## DIRECTION:
Retype the lines beneath this one, from the first through the line containing "34.0, 38.9, 37.9];". Pictures are left out.

## DATA EXCERPTS:
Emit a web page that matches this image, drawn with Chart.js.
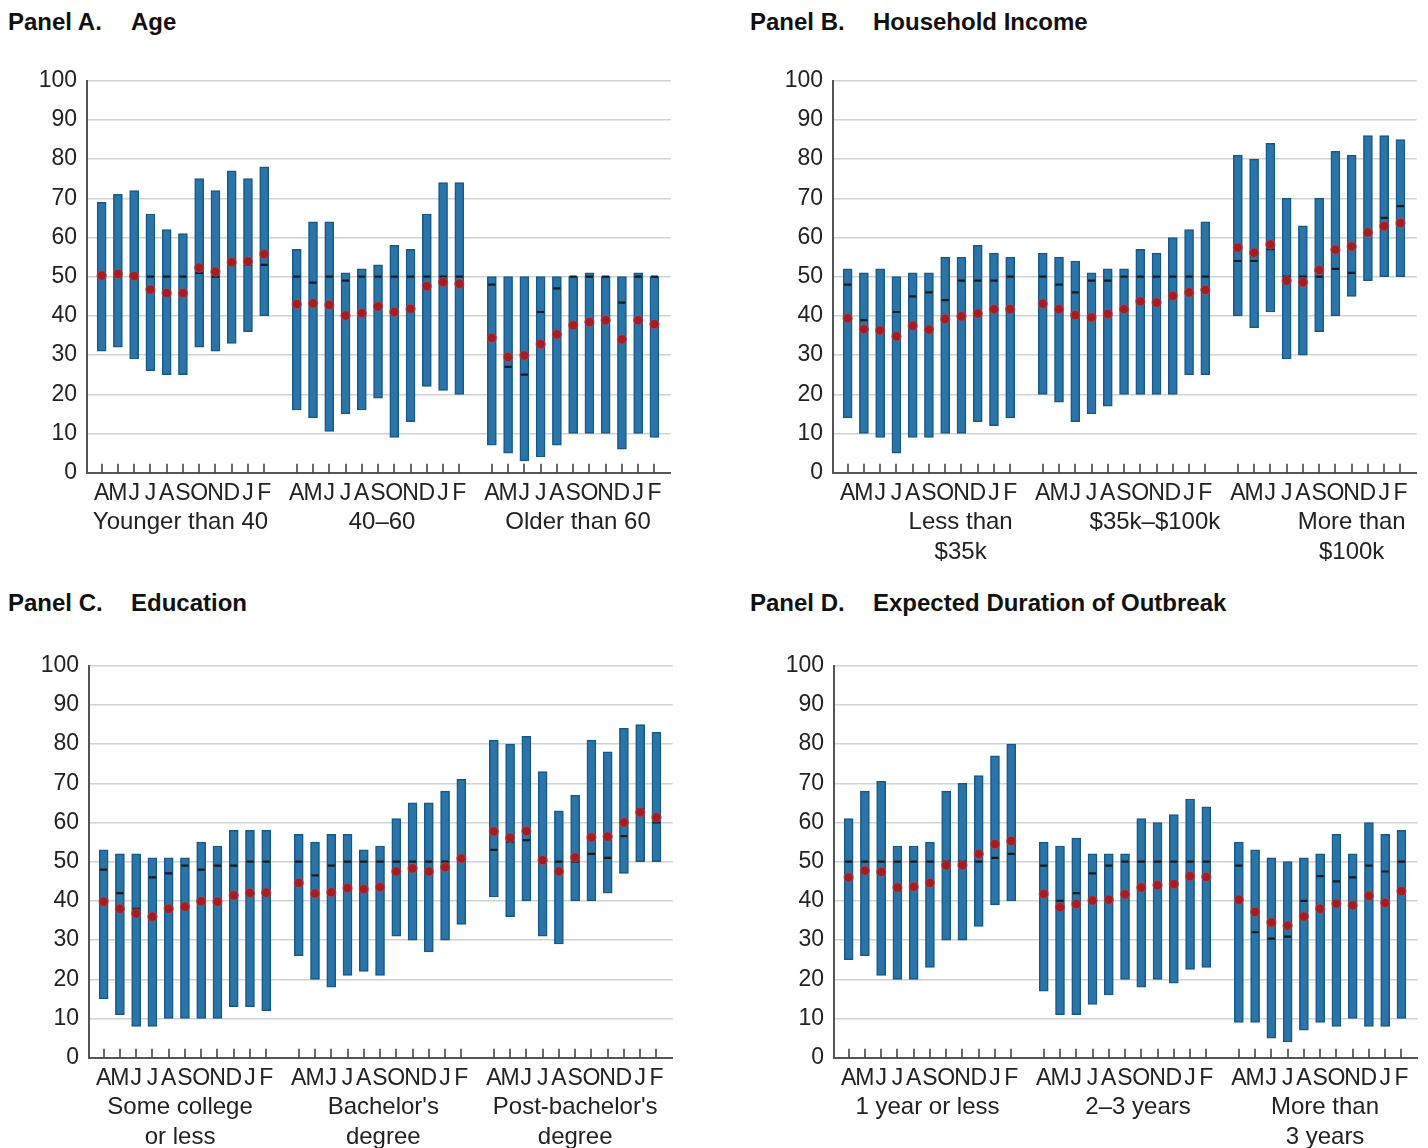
<!DOCTYPE html>
<html>
<head>
<meta charset="utf-8">
<script src="https://cdn.jsdelivr.net/npm/chart.js@4.4.1/dist/chart.umd.min.js"></script>
<style>
  html, body { margin: 0; padding: 0; background: #fff; }
  body { width: 1428px; height: 1148px; position: relative; overflow: hidden;
         font-family: "Liberation Sans", Arial, sans-serif; }
  .title { position: absolute; font-weight: bold; font-size: 24px; line-height: 24px;
           color: #111; white-space: nowrap; }
  canvas { position: absolute; }
</style>
</head>
<body>
<div class="title" style="left:8px;top:10px">Panel A.</div>
<div class="title" style="left:131px;top:10px">Age</div>
<div class="title" style="left:750px;top:10px">Panel B.</div>
<div class="title" style="left:873px;top:10px">Household Income</div>
<div class="title" style="left:8px;top:591px">Panel C.</div>
<div class="title" style="left:131px;top:591px">Education</div>
<div class="title" style="left:750px;top:591px">Panel D.</div>
<div class="title" style="left:873px;top:591px">Expected Duration of Outbreak</div>

<canvas id="panelA"></canvas>
<canvas id="panelB"></canvas>
<canvas id="panelC"></canvas>
<canvas id="panelD"></canvas>

<script>
// Survey months, April through February, repeated for each group
const months = ['A', 'M', 'J', 'J', 'A', 'S', 'O', 'N', 'D', 'J', 'F'];

// Panel A: Age (three groups of 11 months each)
const ageGroups = [['Younger than 40'], ['40–60'], ['Older than 60']];
const ageHigh = [69, 71, 72, 66, 62, 61, 75, 72, 77, 75, 78,
                 57, 64, 64, 51, 52, 53, 58, 57, 66, 74, 74,
                 50, 50, 50, 50, 50, 50, 51, 50, 50, 51, 50];
const ageLow = [31, 32, 29, 26, 25, 25, 32, 31, 33, 36, 40,
                16, 14, 10.5, 15, 16, 19, 9, 13, 22, 21, 20,
                7, 5, 3, 4, 7, 10, 10, 10, 6, 10, 9];
const ageMedian = [50, 50, 50, 50, 50, 50, 51, 50, 53, 53, 53,
                   50, 48.5, 50, 49, 50, 50, 50, 50, 50, 50, 50,
                   48, 27, 25, 41, 47, 50, 50, 50, 43.4, 50, 50];
const ageMean = [50.3, 50.7, 50.2, 46.7, 45.8, 45.8, 52.3, 51.3, 53.7, 53.9, 55.8,
                 43.0, 43.2, 42.8, 40.1, 40.7, 42.4, 41.0, 41.8, 47.6, 48.6, 48.2,
                 34.4, 29.5, 29.9, 32.8, 35.3, 37.6, 38.4, 38.9, 34.0, 38.9, 37.9];

// Panel B: Household income
const incomeGroups = [['Less than', '$35k'], ['$35k–$100k'], ['More than', '$100k']];
const incomeHigh = [52, 51, 52, 50, 51, 51, 55, 55, 58, 56, 55,
                    56, 55, 54, 51, 52, 52, 57, 56, 60, 62, 64,
                    81, 80, 84, 70, 63, 70, 82, 81, 86, 86, 85];
const incomeLow = [14, 10, 9, 5, 9, 9, 10, 10, 13, 12, 14,
                   20, 18, 13, 15, 17, 20, 20, 20, 20, 25, 25,
                   40, 37, 41, 29, 30, 36, 40, 45, 49, 50, 50];
const incomeMedian = [48, 38.9, 36.5, 41, 45, 46, 44, 49, 49, 49, 50,
                      50, 48, 46, 49, 49, 50, 50, 50, 50, 50, 50,
                      54, 54, 57, 50, 50, 50, 52, 51, 61.5, 65, 68];
const incomeMean = [39.4, 36.6, 36.3, 34.8, 37.5, 36.5, 39.2, 39.9, 40.6, 41.7, 41.7,
                    43.1, 41.7, 40.2, 39.6, 40.5, 41.7, 43.7, 43.4, 45.1, 46.0, 46.6,
                    57.4, 56.1, 58.2, 49.0, 48.6, 51.7, 56.9, 57.7, 61.3, 62.9, 63.7];

// Panel C: Education
const eduGroups = [['Some college', 'or less'], ["Bachelor's", 'degree'], ["Post-bachelor's", 'degree']];
const eduHigh = [53, 52, 52, 51, 51, 51, 55, 54, 58, 58, 58,
                 57, 55, 57, 57, 53, 54, 61, 65, 65, 68, 71,
                 81, 80, 82, 73, 63, 67, 81, 78, 84, 85, 83];
const eduLow = [15, 11, 8, 8, 10, 10, 10, 10, 13, 13, 12,
                26, 20, 18, 21, 22, 21, 31, 30, 27, 30, 34,
                41, 36, 40, 31, 29, 40, 40, 42, 47, 50, 50];
const eduMedian = [48, 42, 38, 46, 47, 49, 48, 49, 49, 50, 50,
                   50, 46.5, 49, 50, 50, 50, 50, 50, 50, 50, 50.5,
                   53, 55.1, 55.5, 50.2, 50, 50, 52, 51, 56.5, 63.4, 60];
const eduMean = [39.8, 38.0, 36.8, 36.0, 38.0, 38.5, 39.9, 39.8, 41.4, 42.0, 42.1,
                 44.6, 41.9, 42.2, 43.3, 43.0, 43.5, 47.5, 48.3, 47.5, 48.6, 50.8,
                 57.7, 56.1, 57.8, 50.4, 47.5, 51.1, 56.2, 56.4, 60.0, 62.6, 61.3];

// Panel D: Expected duration of outbreak
const durGroups = [['1 year or less'], ['2–3 years'], ['More than', '3 years']];
const durHigh = [61, 68, 70.5, 54, 54, 55, 68, 70, 72, 77, 80,
                 55, 54, 56, 52, 52, 52, 61, 60, 62, 66, 64,
                 55, 53, 51, 50, 51, 52, 57, 52, 60, 57, 58];
const durLow = [25, 26, 21, 20, 20, 23, 30, 30, 33.5, 39, 40,
                17, 11, 11, 13.6, 16, 20, 18, 20, 19, 22.5, 23,
                9, 9, 5, 4, 7, 9, 8, 10, 8, 8, 10];
const durMedian = [50, 50, 50, 50, 50, 50, 50, 50, 50, 51, 52,
                   49, 40, 42, 47, 49, 50, 50, 50, 50, 50, 50,
                   49, 32, 30.4, 30.9, 40, 46.3, 45, 46, 49, 47.5, 50];
const durMean = [46.0, 47.7, 47.4, 43.4, 43.6, 44.6, 49.1, 49.1, 52.0, 54.5, 55.3,
                 41.8, 38.4, 39.2, 40.1, 40.3, 41.7, 43.4, 44.0, 44.3, 46.3, 46.1,
                 40.3, 37.2, 34.5, 33.7, 36.0, 38.0, 39.3, 38.9, 41.3, 39.5, 42.5];

const yTicks = [0, 10, 20, 30, 40, 50, 60, 70, 80, 90, 100];

// Each group occupies 11 slots, followed by one empty slot
const slotOf = k => Math.floor(k / 11) * 12 + (k % 11);

Chart.defaults.font.family = '"Liberation Sans", Arial, sans-serif';
Chart.defaults.color = '#222';

// Short tick marks that rise from the x axis into the plot
const innerTicks = {
  id: 'innerTicks',
  beforeDatasetsDraw(chart) {
    const { ctx, chartArea } = chart;
    const x = chart.scales.x;
    ctx.save();
    ctx.strokeStyle = '#444';
    ctx.lineWidth = 1.6;
    x.ticks.forEach(t => {
      const px = Math.round(x.getPixelForValue(t.value));
      ctx.beginPath();
      ctx.moveTo(px, chartArea.bottom);
      ctx.lineTo(px, chartArea.bottom - 9);
      ctx.stroke();
    });
    ctx.restore();
  }
};

// Group names written under the month letters
const groupLabels = {
  id: 'groupLabels',
  afterDraw(chart, args, opts) {
    const { ctx, chartArea } = chart;
    const x = chart.scales.x;
    ctx.save();
    ctx.fillStyle = '#222';
    ctx.font = '24px "Liberation Sans", Arial, sans-serif';
    ctx.textAlign = 'center';
    ctx.textBaseline = 'middle';
    opts.labels.forEach((lines, g) => {
      const cx = x.getPixelForValue(opts.anchors[g]);
      lines.forEach((line, j) => {
        ctx.fillText(line, cx, chartArea.bottom + 49.5 + j * 30);
      });
    });
    ctx.restore();
  }
};

function makePanel(id, box, high, low, median, mean, groups, anchors) {
  const canvas = document.getElementById(id);
  canvas.width = box.w;
  canvas.height = box.h;
  canvas.style.left = box.left + 'px';
  canvas.style.top = box.top + 'px';
  const pts = arr => arr.map((v, k) => ({ x: slotOf(k), y: v }));

  new Chart(canvas, {
    type: 'bar',
    data: {
      datasets: [
        {
          type: 'scatter', label: 'Mean', data: pts(mean), order: 0,
          pointStyle: 'circle', pointRadius: 4.7,
          backgroundColor: '#a21e24', borderColor: 'rgba(205,80,85,0.55)', borderWidth: 1
        },
        {
          type: 'scatter', label: 'Median', data: pts(median), order: 1,
          pointStyle: 'line', pointRadius: 3.6,
          borderColor: '#1b1b1b', borderWidth: 2.2
        },
        {
          type: 'bar', label: 'Range',
          data: high.map((h, k) => ({ x: slotOf(k), y: [low[k], h] })), order: 2,
          backgroundColor: '#2a74a8', borderColor: '#14598a', borderWidth: 1.5,
          borderSkipped: false, barThickness: 9
        }
      ]
    },
    plugins: [innerTicks, groupLabels],
    options: {
      responsive: false,
      devicePixelRatio: 1,
      animation: false,
      events: [],
      layout: { padding: { top: box.padTop, right: box.padRight, left: 0, bottom: 0 } },
      plugins: {
        legend: { display: false },
        tooltip: { enabled: false },
        groupLabels: { labels: groups, anchors: anchors }
      },
      scales: {
        x: {
          type: 'linear', min: -0.9, max: 35, offset: false,
          grid: { display: false, drawTicks: false, offset: false },
          border: { display: true, color: '#555', width: 2 },
          afterBuildTicks: axis => {
            axis.ticks = high.map((h, k) => ({ value: slotOf(k) }));
          },
          afterFit: scale => { scale.height = box.xAxisH; },
          ticks: {
            autoSkip: false, maxRotation: 0, minRotation: 0, padding: 7,
            font: { size: 23 }, color: '#222',
            callback: v => months[v % 12]
          }
        },
        y: {
          min: 0, max: 100,
          afterBuildTicks: axis => { axis.ticks = yTicks.map(v => ({ value: v })); },
          afterFit: scale => { scale.width = box.yAxisW; },
          grid: { color: '#d2d2d2', lineWidth: 1.5, drawTicks: false },
          border: { display: true, color: '#555', width: 2 },
          ticks: { padding: 10, font: { size: 23 }, color: '#222' }
        }
      }
    }
  });
}

makePanel('panelA', { left: 0, top: 40, w: 700, h: 540, padTop: 40.7, padRight: 29.3, yAxisW: 87, xAxisH: 107.3 },
  ageHigh, ageLow, ageMedian, ageMean, ageGroups, [4.85, 17.25, 29.3]);
makePanel('panelB', { left: 746, top: 40, w: 682, h: 540, padTop: 40.7, padRight: 11.3, yAxisW: 87, xAxisH: 107.3 },
  incomeHigh, incomeLow, incomeMedian, incomeMean, incomeGroups, [6.95, 18.9, 31]);
makePanel('panelC', { left: 0, top: 625, w: 700, h: 540, padTop: 40.7, padRight: 27.3, yAxisW: 89, xAxisH: 107.3 },
  eduHigh, eduLow, eduMedian, eduMean, eduGroups, [4.7, 17.2, 29]);
makePanel('panelD', { left: 746, top: 625, w: 682, h: 540, padTop: 40.7, padRight: 10.3, yAxisW: 88, xAxisH: 107.3 },
  durHigh, durLow, durMedian, durMean, durGroups, [4.85, 17.8, 29.3]);
</script>
</body>
</html>
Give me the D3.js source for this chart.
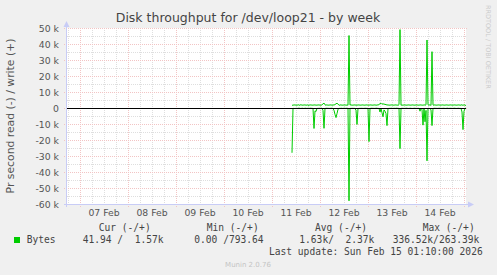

## WRITTEN REPLY:
Emit a web page that matches this image, drawn with Chart.js.
<!DOCTYPE html>
<html>
<head>
<meta charset="utf-8">
<script src="https://cdn.jsdelivr.net/npm/chart.js@4.4.1/dist/chart.umd.min.js"></script>
<style>
  html, body { margin: 0; padding: 0; background: #fff; }
  body { width: 1428px; height: 1148px; position: relative; overflow: hidden;
         font-family: "Liberation Sans", Arial, sans-serif; }
  .title { position: absolute; font-weight: bold; font-size: 24px; line-height: 24px;
           color: #111; white-space: nowrap; }
  canvas { position: absolute; }
</style>
</head>
<body>
<div class="title" style="left:8px;top:10px">Panel A.</div>
<div class="title" style="left:131px;top:10px">Age</div>
<div class="title" style="left:750px;top:10px">Panel B.</div>
<div class="title" style="left:873px;top:10px">Household Income</div>
<div class="title" style="left:8px;top:591px">Panel C.</div>
<div class="title" style="left:131px;top:591px">Education</div>
<div class="title" style="left:750px;top:591px">Panel D.</div>
<div class="title" style="left:873px;top:591px">Expected Duration of Outbreak</div>

<canvas id="panelA"></canvas>
<canvas id="panelB"></canvas>
<canvas id="panelC"></canvas>
<canvas id="panelD"></canvas>

<script>
// Survey months, April through February, repeated for each group
const months = ['A', 'M', 'J', 'J', 'A', 'S', 'O', 'N', 'D', 'J', 'F'];

// Panel A: Age (three groups of 11 months each)
const ageGroups = [['Younger than 40'], ['40–60'], ['Older than 60']];
const ageHigh = [69, 71, 72, 66, 62, 61, 75, 72, 77, 75, 78,
                 57, 64, 64, 51, 52, 53, 58, 57, 66, 74, 74,
                 50, 50, 50, 50, 50, 50, 51, 50, 50, 51, 50];
const ageLow = [31, 32, 29, 26, 25, 25, 32, 31, 33, 36, 40,
                16, 14, 10.5, 15, 16, 19, 9, 13, 22, 21, 20,
                7, 5, 3, 4, 7, 10, 10, 10, 6, 10, 9];
const ageMedian = [50, 50, 50, 50, 50, 50, 51, 50, 53, 53, 53,
                   50, 48.5, 50, 49, 50, 50, 50, 50, 50, 50, 50,
                   48, 27, 25, 41, 47, 50, 50, 50, 43.4, 50, 50];
const ageMean = [50.3, 50.7, 50.2, 46.7, 45.8, 45.8, 52.3, 51.3, 53.7, 53.9, 55.8,
                 43.0, 43.2, 42.8, 40.1, 40.7, 42.4, 41.0, 41.8, 47.6, 48.6, 48.2,
                 34.4, 29.5, 29.9, 32.8, 35.3, 37.6, 38.4, 38.9, 34.0, 38.9, 37.9];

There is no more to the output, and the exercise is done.